晚上夜深人静之际,我看清里面的内容,不可置信的瞪大眼睛,一个计划在脑海里悄然成型。
这七天里我也没闲着,那天在办公室里沈若霜充满恨意的眼神一直萦绕在我眼前。
掌握了爸爸留下的秘密,我利用最后的人脉调查了一件陈年旧事,果然让我发现了一些有趣的东西。
到了婚礼那天,我推开礼堂大门,刚走进去,穿的精致得体的上流人士嫌恶的捂住鼻子。
“哪来的乞丐,这里不是丐帮,保安还不快把他赶出去。”
“嗐认不出来了吧,那是大名鼎鼎的苏时宴啊,明明是首富的儿子,现在跟丧家之犬似的,真可怜。”
我微微一笑,视若无睹,阔步走到角落等待婚礼开始。
沈若霜倒挽着苏临川主动迎了上来,几个月不见,她的肚子明显鼓了起来。
没有看到我狼狈的模样,沈若霜有些失望,可想到什么,得意的挺了挺肚子,嚣张的嘲讽。
“苏时宴,我怀孕了。临川不像你一样窝囊,跟你在一起三年我肚子里都没个响。”
即便已经心死,沈若霜的话仍在我的心上割了个口子,隐隐作痛。
我跟沈若霜洞房那天,她哭着坦白,说自己天生子宫壁薄不能受孕。
我不怪她隐瞒,加倍的对她好。
可时间久了,外面的闲言碎语愈演愈烈,不少长嘴妇骂沈若霜是不下蛋的母鸡,一个接一个的女孩送到我床上。

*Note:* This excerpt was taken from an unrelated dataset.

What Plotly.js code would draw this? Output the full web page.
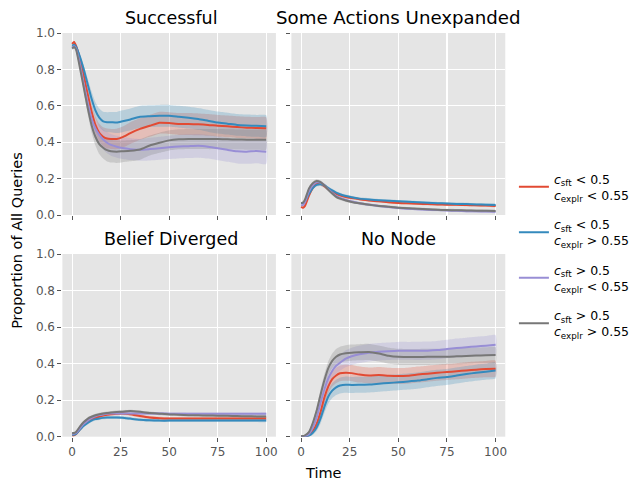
<!DOCTYPE html>
<html>
<head>
<meta charset="utf-8">
<script src="https://cdn.plot.ly/plotly-3.0.1.min.js"></script>
<style>html,body{margin:0;padding:0;background:#fff;}#chart{width:635px;height:484px;}</style>
</head>
<body>
<div id="chart"></div>
<script>
// ---------- data ----------
const TIME = [0,1,2,4,6,8,10,12,14,16,18,20,23,26,30,35,40,45,50,55,60,65,70,75,80,85,90,95,100];

const panelTitles = ["Successful", "Some Actions Unexpanded", "Belief Diverged", "No Node"];
const seriesNames = [
  "<i>c</i><sub>sft</sub> &lt; 0.5<br><i>c</i><sub>explr</sub> &lt; 0.55",
  "<i>c</i><sub>sft</sub> &lt; 0.5<br><i>c</i><sub>explr</sub> &gt; 0.55",
  "<i>c</i><sub>sft</sub> &gt; 0.5<br><i>c</i><sub>explr</sub> &lt; 0.55",
  "<i>c</i><sub>sft</sub> &gt; 0.5<br><i>c</i><sub>explr</sub> &gt; 0.55"
];

// Successful
const sucRed    = [0.94,0.95,0.93,0.86,0.765,0.665,0.57,0.495,0.452,0.43,0.42,0.418,0.418,0.428,0.45,0.473,0.49,0.507,0.505,0.5,0.5,0.498,0.495,0.49,0.487,0.483,0.48,0.478,0.477];
const sucBlue   = [0.93,0.935,0.925,0.87,0.80,0.72,0.64,0.575,0.535,0.515,0.51,0.51,0.508,0.515,0.525,0.54,0.543,0.545,0.545,0.54,0.535,0.528,0.518,0.508,0.502,0.495,0.492,0.49,0.488];
const sucPurple = [0.92,0.927,0.915,0.83,0.72,0.62,0.53,0.475,0.44,0.415,0.397,0.385,0.375,0.368,0.362,0.358,0.362,0.367,0.372,0.376,0.378,0.38,0.375,0.367,0.358,0.35,0.348,0.352,0.347];
const sucGray   = [0.915,0.923,0.91,0.81,0.70,0.59,0.495,0.43,0.39,0.37,0.356,0.35,0.348,0.35,0.353,0.36,0.382,0.397,0.41,0.416,0.418,0.418,0.417,0.417,0.416,0.415,0.414,0.413,0.413];
const sucRedCI    = [0.008,0.008,0.01,0.015,0.022,0.032,0.04,0.045,0.05,0.052,0.055,0.055,0.056,0.058,0.06,0.06,0.06,0.06,0.06,0.06,0.06,0.06,0.06,0.06,0.06,0.06,0.06,0.06,0.06];
const sucBlueCI   = [0.008,0.008,0.01,0.015,0.022,0.032,0.04,0.045,0.05,0.052,0.055,0.056,0.058,0.06,0.06,0.06,0.06,0.06,0.06,0.06,0.06,0.06,0.06,0.06,0.06,0.06,0.06,0.06,0.06];
const sucPurpleCI = [0.008,0.008,0.01,0.015,0.022,0.032,0.04,0.045,0.05,0.055,0.058,0.06,0.06,0.06,0.06,0.06,0.062,0.063,0.064,0.065,0.065,0.065,0.065,0.066,0.066,0.067,0.067,0.067,0.067];
const sucGrayCI   = [0.008,0.008,0.01,0.015,0.022,0.032,0.04,0.048,0.055,0.06,0.062,0.062,0.062,0.06,0.058,0.056,0.055,0.055,0.055,0.055,0.055,0.055,0.055,0.055,0.055,0.055,0.055,0.055,0.055];

// Some Actions Unexpanded
const unxRed    = [0.045,0.04,0.05,0.105,0.148,0.172,0.172,0.158,0.142,0.128,0.116,0.108,0.099,0.093,0.087,0.08,0.075,0.07,0.066,0.064,0.062,0.06,0.058,0.057,0.056,0.055,0.053,0.052,0.05];
const unxBlue   = [0.066,0.066,0.075,0.115,0.148,0.166,0.169,0.162,0.148,0.135,0.123,0.114,0.104,0.097,0.09,0.085,0.081,0.078,0.075,0.073,0.07,0.067,0.065,0.063,0.061,0.06,0.058,0.057,0.055];
const unxPurple = [0.053,0.055,0.07,0.13,0.165,0.18,0.178,0.163,0.142,0.122,0.105,0.094,0.083,0.074,0.065,0.057,0.05,0.044,0.038,0.034,0.031,0.029,0.027,0.025,0.023,0.021,0.02,0.019,0.018];
const unxGray   = [0.066,0.068,0.085,0.145,0.175,0.187,0.18,0.162,0.138,0.118,0.10,0.09,0.08,0.072,0.064,0.056,0.05,0.045,0.04,0.037,0.034,0.031,0.029,0.027,0.026,0.025,0.024,0.023,0.022];
const unxCI     = [0.006,0.006,0.007,0.008,0.009,0.01,0.01,0.01,0.009,0.009,0.008,0.008,0.008,0.008,0.007,0.007,0.007,0.007,0.007,0.007,0.007,0.007,0.007,0.007,0.007,0.007,0.007,0.007,0.007];

// Belief Diverged
const belRed    = [0.007,0.008,0.015,0.04,0.065,0.083,0.096,0.104,0.11,0.116,0.12,0.123,0.126,0.127,0.123,0.113,0.105,0.101,0.099,0.099,0.099,0.099,0.1,0.1,0.1,0.1,0.1,0.1,0.1];
const belBlue   = [0.011,0.011,0.015,0.038,0.06,0.075,0.088,0.096,0.10,0.103,0.105,0.105,0.105,0.104,0.099,0.093,0.09,0.088,0.088,0.088,0.088,0.088,0.088,0.088,0.088,0.088,0.088,0.088,0.088];
const belPurple = [0.016,0.016,0.02,0.045,0.07,0.088,0.102,0.112,0.118,0.122,0.125,0.127,0.127,0.127,0.127,0.127,0.127,0.127,0.126,0.126,0.125,0.125,0.125,0.125,0.125,0.125,0.125,0.125,0.125];
const belGray   = [0.02,0.02,0.026,0.055,0.08,0.098,0.109,0.117,0.123,0.127,0.13,0.132,0.135,0.137,0.14,0.136,0.13,0.126,0.122,0.12,0.118,0.117,0.116,0.115,0.114,0.113,0.112,0.111,0.11];
const belCI     = [0.004,0.004,0.005,0.006,0.007,0.008,0.008,0.008,0.008,0.008,0.008,0.008,0.008,0.008,0.008,0.008,0.008,0.008,0.008,0.008,0.008,0.008,0.008,0.008,0.008,0.008,0.008,0.008,0.008];

// No Node
const nnRed    = [0.001,0.001,0.002,0.008,0.03,0.07,0.135,0.215,0.275,0.315,0.335,0.347,0.35,0.348,0.34,0.335,0.338,0.334,0.332,0.334,0.34,0.345,0.35,0.354,0.358,0.363,0.367,0.37,0.372];
const nnBlue   = [0.001,0.001,0.002,0.006,0.022,0.051,0.10,0.165,0.22,0.252,0.27,0.28,0.285,0.283,0.284,0.286,0.29,0.294,0.298,0.302,0.307,0.315,0.322,0.327,0.335,0.343,0.35,0.356,0.362];
const nnPurple = [0.002,0.002,0.004,0.015,0.05,0.106,0.185,0.26,0.32,0.36,0.388,0.405,0.427,0.44,0.451,0.46,0.465,0.468,0.47,0.47,0.47,0.471,0.474,0.48,0.485,0.49,0.494,0.498,0.503];
const nnGray   = [0.004,0.004,0.008,0.025,0.075,0.143,0.23,0.31,0.375,0.415,0.438,0.45,0.457,0.46,0.462,0.464,0.455,0.443,0.437,0.436,0.436,0.437,0.438,0.438,0.44,0.442,0.444,0.446,0.447];
const nnCI       = [0.002,0.002,0.003,0.006,0.012,0.02,0.028,0.034,0.038,0.04,0.042,0.043,0.044,0.044,0.044,0.044,0.044,0.044,0.044,0.044,0.044,0.044,0.044,0.044,0.044,0.044,0.044,0.044,0.044];
const nnPurpleCI = [0.002,0.002,0.003,0.006,0.012,0.02,0.028,0.034,0.038,0.04,0.042,0.044,0.046,0.047,0.048,0.048,0.048,0.048,0.049,0.049,0.05,0.05,0.05,0.05,0.052,0.052,0.053,0.053,0.054];

// ---------- styling ----------
const COLORS = ["#E24A33", "#348ABD", "#988ED5", "#777777"];
const FILLS  = ["rgba(226,74,51,0.25)", "rgba(52,138,189,0.25)", "rgba(152,142,213,0.25)", "rgba(119,119,119,0.25)"];

const panels = [
  {series: [sucRed, sucBlue, sucPurple, sucGray], ci: [sucRedCI, sucBlueCI, sucPurpleCI, sucGrayCI]},
  {series: [unxRed, unxBlue, unxPurple, unxGray], ci: [unxCI, unxCI, unxCI, unxCI]},
  {series: [belRed, belBlue, belPurple, belGray], ci: [belCI, belCI, belCI, belCI]},
  {series: [nnRed, nnBlue, nnPurple, nnGray], ci: [nnCI, nnCI, nnPurpleCI, nnCI]}
];

const traces = [];
panels.forEach((p, pi) => {
  const xa = pi === 0 ? "x" : "x" + (pi + 1);
  const ya = pi === 0 ? "y" : "y" + (pi + 1);
  p.series.forEach((s, si) => {
    const ci = p.ci[si];
    const up = s.map((v, i) => v + ci[i]);
    const lo = s.map((v, i) => Math.max(0, v - ci[i]));
    traces.push({
      x: TIME.concat(TIME.slice().reverse()),
      y: up.concat(lo.slice().reverse()),
      xaxis: xa, yaxis: ya, type: "scatter", mode: "lines",
      fill: "toself", fillcolor: FILLS[si], line: {width: 0, color: "rgba(0,0,0,0)", shape: "spline", smoothing: 0.5},
      hoverinfo: "skip", showlegend: false
    });
  });
  p.series.forEach((s, si) => {
    traces.push({
      x: TIME, y: s, xaxis: xa, yaxis: ya, type: "scatter", mode: "lines",
      line: {color: COLORS[si], width: 2, shape: "spline", smoothing: 0.5},
      name: seriesNames[si], legendgroup: "g" + si, showlegend: pi === 0
    });
  });
});

const W = 635, H = 484;
const xd = [[62.9 / W, 278.1 / W], [293.7 / W, 509.3 / W]];
const yd = [[1 - 215 / H, 1 - 33 / H], [1 - 436.7 / H, 1 - 254 / H]];

function xaxis(col, showLabels, anchor) {
  return {
    domain: xd[col], range: [-5, 105], tickvals: [0, 25, 50, 75, 100],
    showticklabels: showLabels, ticks: "outside", ticklen: 4, tickwidth: 1, tickcolor: "#555555",
    tickfont: {family: "DejaVu Sans", size: 12, color: "#555555"},
    showgrid: true, gridcolor: "#FFFFFF", gridwidth: 1.1, zeroline: false, showline: false,
    anchor: anchor, fixedrange: true
  };
}
function yaxis(row, showLabels, anchor) {
  return {
    domain: yd[row], range: [0, 1], tickvals: [0, 0.2, 0.4, 0.6, 0.8, 1.0], tickformat: ".1f",
    showticklabels: showLabels, ticks: "outside", ticklen: 4, tickwidth: 1, tickcolor: "#555555",
    tickfont: {family: "DejaVu Sans", size: 12, color: "#555555"},
    showgrid: true, gridcolor: "#FFFFFF", gridwidth: 1.1, zeroline: false, showline: false,
    anchor: anchor, fixedrange: true
  };
}

const titleFont = {family: "DejaVu Sans", size: 17.5, color: "#000000"};
const annotations = [
  {text: panelTitles[0], x: (xd[0][0] + xd[0][1]) / 2 + 2 / W, y: 1 - 18 / H},
  {text: panelTitles[1], x: (xd[1][0] + xd[1][1]) / 2, y: 1 - 18 / H, size: 18.2},
  {text: panelTitles[2], x: (xd[0][0] + xd[0][1]) / 2 + 2 / W, y: 1 - 239 / H},
  {text: panelTitles[3], x: (xd[1][0] + xd[1][1]) / 2, y: 1 - 239 / H}
].map(a => {
  const f = Object.assign({}, titleFont, a.size ? {size: a.size} : {});
  delete a.size;
  return Object.assign(a, {xref: "paper", yref: "paper", xanchor: "center", yanchor: "middle", showarrow: false, font: f});
});

annotations.push({text: "Time", x: 326 / W, y: 1 - 473 / H, xref: "paper", yref: "paper",
  xanchor: "center", yanchor: "middle", showarrow: false, font: {family: "DejaVu Sans", size: 14.5, color: "#000"}});
annotations.push({text: "Proportion of All Queries", x: 17 / W, y: 1 - 240 / H, xref: "paper", yref: "paper",
  xanchor: "center", yanchor: "middle", textangle: -90, showarrow: false, font: {family: "DejaVu Sans", size: 14.5, color: "#000"}});

const layout = {
  width: W, height: H, margin: {l: 0, r: 0, t: 0, b: 0},
  paper_bgcolor: "#FFFFFF", plot_bgcolor: "#E5E5E5",
  font: {family: "DejaVu Sans", color: "#000"},
  xaxis: xaxis(0, false, "y"), yaxis: yaxis(0, true, "x"),
  xaxis2: xaxis(1, false, "y2"), yaxis2: yaxis(0, false, "x2"),
  xaxis3: xaxis(0, true, "y3"), yaxis3: yaxis(1, true, "x3"),
  xaxis4: xaxis(1, true, "y4"), yaxis4: yaxis(1, false, "x4"),
  showlegend: true,
  legend: {x: 518 / W, y: 1 - 255 / H, xanchor: "left", yanchor: "middle", bgcolor: "rgba(0,0,0,0)",
    font: {family: "DejaVu Sans", size: 12.5, color: "#000"}, tracegroupgap: 10},
  annotations: annotations
};

Plotly.newPlot("chart", traces, layout, {staticPlot: true, displayModeBar: false});
</script>
</body>
</html>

我怕沈若霜有心理负担主动揽下责任,对外宣称是我有无精症,把帽子转移到我头上,这才平息流言。
回想起三年来屈指可数的作爱次数,我紧紧攥住拳头。
原来沈若霜不是生性冷淡,不爱亲热,而是要给苏临川守身。
就连不能生育也是骗我的,只是不想给我生!
我低下头掩盖内心的波涛汹涌,牙齿嵌进肉里。
“苏时宴,三年前的事也该做个了断了。”
见我不反抗,沈若霜无趣的“切”了一声。
也不管我的反应,扔下一句话转头离开。
我没有错过沈若霜声音里掺杂的那一丝大仇即将得报的快意,不好的预感升起。
婚礼开始,苏临川跟沈若霜在众目睽睽之下走上舞台,现场气氛高涨。
在两人即将交换戒指时,沈若霜突然夺过话筒,眼眶里噙满泪水,仇恨的朝着我大喊。
“苏时宴,三年前你开车撞到我母亲却凭借权势逃过牢狱之灾。”
“我蛰伏三年,终于把你拉了下来,我要让你坐牢坐到死!”
这等重磅新闻立马引起现场轩然大波,议论声不绝于耳。
“什么!之前苏时宴在医院救助沈若霜母亲的事还上了本地慈善新闻,原来都是演的吗?!”
几乎在下一秒,警察破门而入,二话不说就要掏出手铐把我带走定罪。
“我看谁敢动我!”
我沉声呵斥,沈若霜立刻疯了般朝我咆哮。
“你以为你还是首富的儿子吗?你爹已经死了!现在临川才是苏家的主人!”
我不慌不忙把手中的东西举高,一字一顿说道。
“我爸只有一个儿子,什么时候没有血缘关系的陌生人也能跑到别人家当主人了。”